[PROVIDED DATA]
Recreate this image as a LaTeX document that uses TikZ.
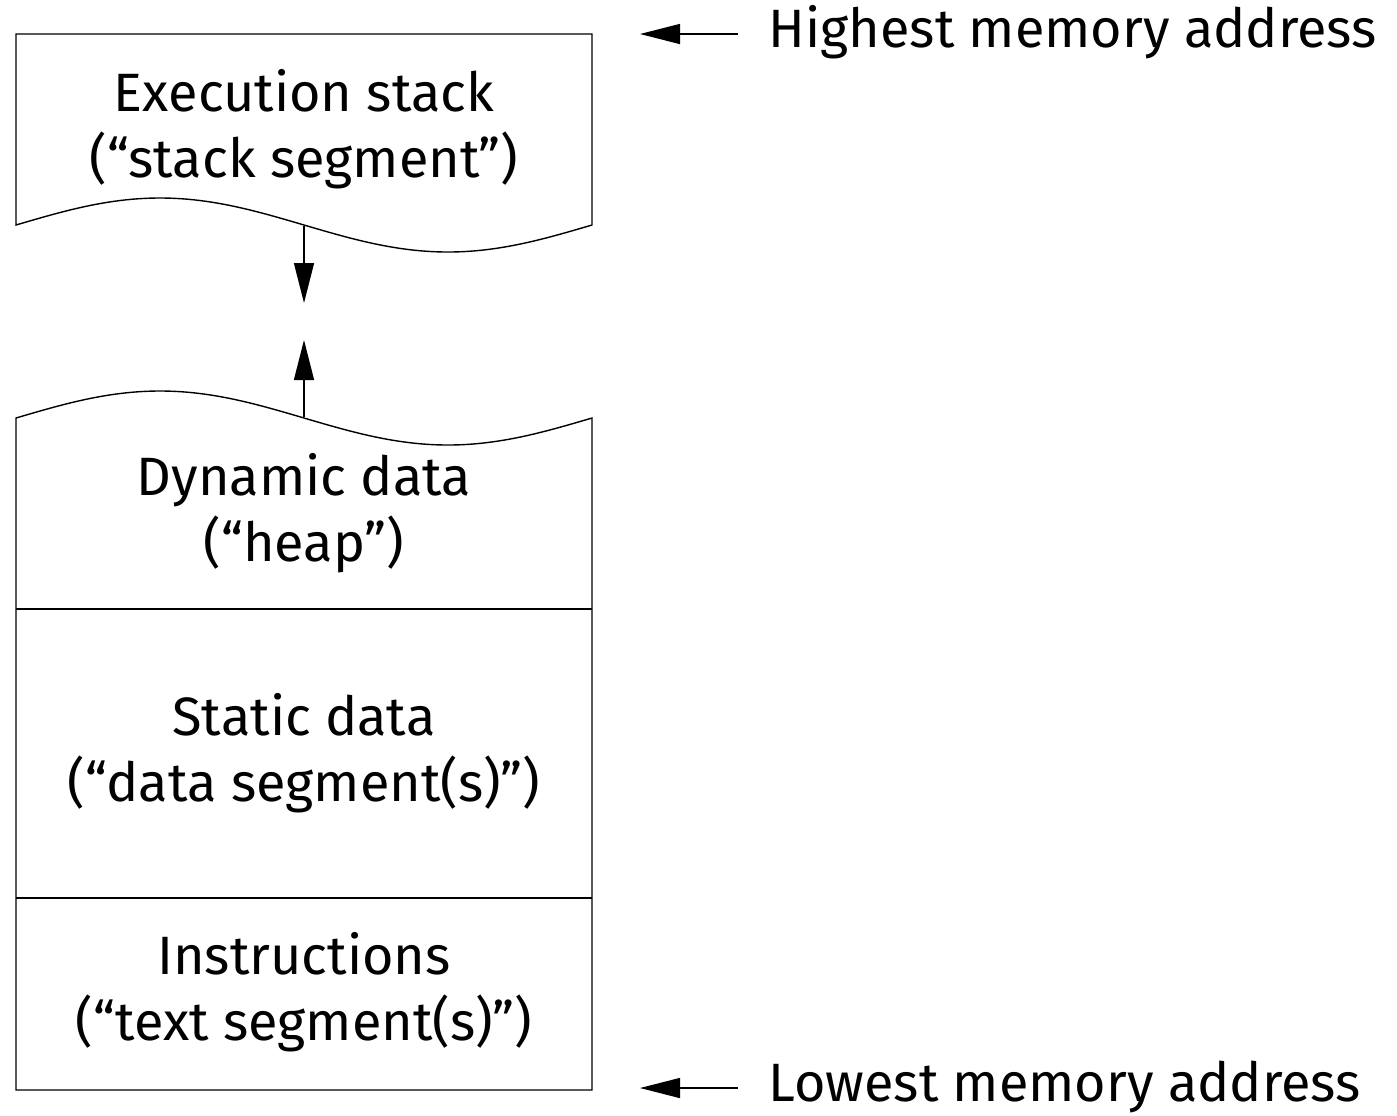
\documentclass[tikz,border=0pt]{standalone}
\usepackage{fontspec}
\setmainfont{Fira Sans}
\usetikzlibrary{arrows.meta}
\begin{document}
\begin{tikzpicture}[x=0.5pt,y=-0.5pt, line width=0.7pt,
  lbl/.style={font=\fontsize{27}{33}\selectfont, inner sep=0pt, align=center},
  tip/.style={-{Triangle[length=20pt,width=10pt]}}]
\useasboundingbox (0,0) rectangle (1397,1115);
% stack box
\draw (16,225) -- (16,34) -- (592,34) -- (592,225) sin (448,252) cos (304,225) sin (160,198) cos cycle;
% heap/static/text block
\draw (16,1090) -- (16,418) sin (160,391) cos (304,418) sin (448,445) cos (592,418) -- (592,1090) -- cycle;
\draw (16,609) -- (592,609);
\draw (16,898) -- (592,898);
% labels
\node[lbl] (stack) at (304,129) {Execution stack\\(“stack segment”)};
\node[lbl] (heap) at (304,513) {Dynamic data\\(“heap”)};
\node[lbl] (static) at (304,753) {Static data\\(“data segment(s)”)};
\node[lbl] (text) at (304,992) {Instructions\\(“text segment(s)”)};
% growth arrows
\coordinate (sb) at (304,226);
\coordinate (st) at (304,303);
\coordinate (hb) at (304,417);
\coordinate (ht) at (304,340);
\draw[tip] (sb) -- (st);
\draw[tip] (hb) -- (ht);
% address labels
\node[lbl, anchor=west] (hi) at (768,32) {Highest memory address};
\node[lbl, anchor=west] (lo) at (768,1087) {Lowest memory address};
\coordinate (hiA) at (738,34);
\coordinate (hiT) at (640,34);
\coordinate (loA) at (738,1088);
\coordinate (loT) at (640,1088);
\draw[tip] (hiA) -- (hiT);
\draw[tip] (loA) -- (loT);
\end{tikzpicture}
\end{document}
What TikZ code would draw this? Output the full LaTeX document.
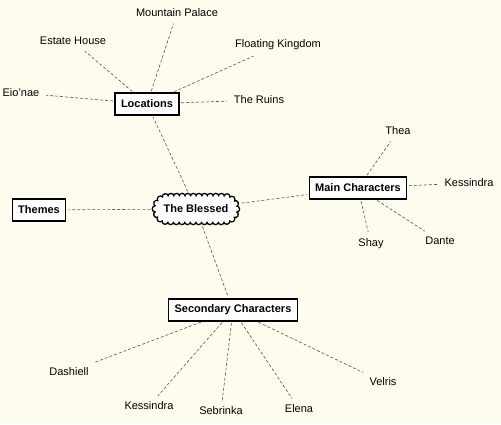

[TASK DETAILS] Transcribe the full listing character for character. Pictures are excluded.

[RESPONSE]
Recreate this image as a LaTeX document that uses TikZ.
\documentclass[tikz,border=0pt]{standalone}
\usepackage{fontspec}
\setmainfont{Fira Sans}
\usetikzlibrary{arrows.meta}
\begin{document}
\begin{tikzpicture}[x=0.5pt,y=-0.5pt, line width=0.7pt,
  lbl/.style={font=\fontsize{27}{33}\selectfont, inner sep=0pt, align=center},
  tip/.style={-{Triangle[length=20pt,width=10pt]}}]
\useasboundingbox (0,0) rectangle (1397,1115);
% stack box
\draw (16,225) -- (16,34) -- (592,34) -- (592,225) sin (448,252) cos (304,225) sin (160,198) cos cycle;
% heap/static/text block
\draw (16,1090) -- (16,418) sin (160,391) cos (304,418) sin (448,445) cos (592,418) -- (592,1090) -- cycle;
\draw (16,609) -- (592,609);
\draw (16,898) -- (592,898);
% labels
\node[lbl] (stack) at (304,129) {Execution stack\\(“stack segment”)};
\node[lbl] (heap) at (304,513) {Dynamic data\\(“heap”)};
\node[lbl] (static) at (304,753) {Static data\\(“data segment(s)”)};
\node[lbl] (text) at (304,992) {Instructions\\(“text segment(s)”)};
% growth arrows
\coordinate (sb) at (304,226);
\coordinate (st) at (304,303);
\coordinate (hb) at (304,417);
\coordinate (ht) at (304,340);
\draw[tip] (sb) -- (st);
\draw[tip] (hb) -- (ht);
% address labels
\node[lbl, anchor=west] (hi) at (768,32) {Highest memory address};
\node[lbl, anchor=west] (lo) at (768,1087) {Lowest memory address};
\coordinate (hiA) at (738,34);
\coordinate (hiT) at (640,34);
\coordinate (loA) at (738,1088);
\coordinate (loT) at (640,1088);
\draw[tip] (hiA) -- (hiT);
\draw[tip] (loA) -- (loT);
\end{tikzpicture}
\end{document}
What TikZ code would draw this? Output the full LaTeX document.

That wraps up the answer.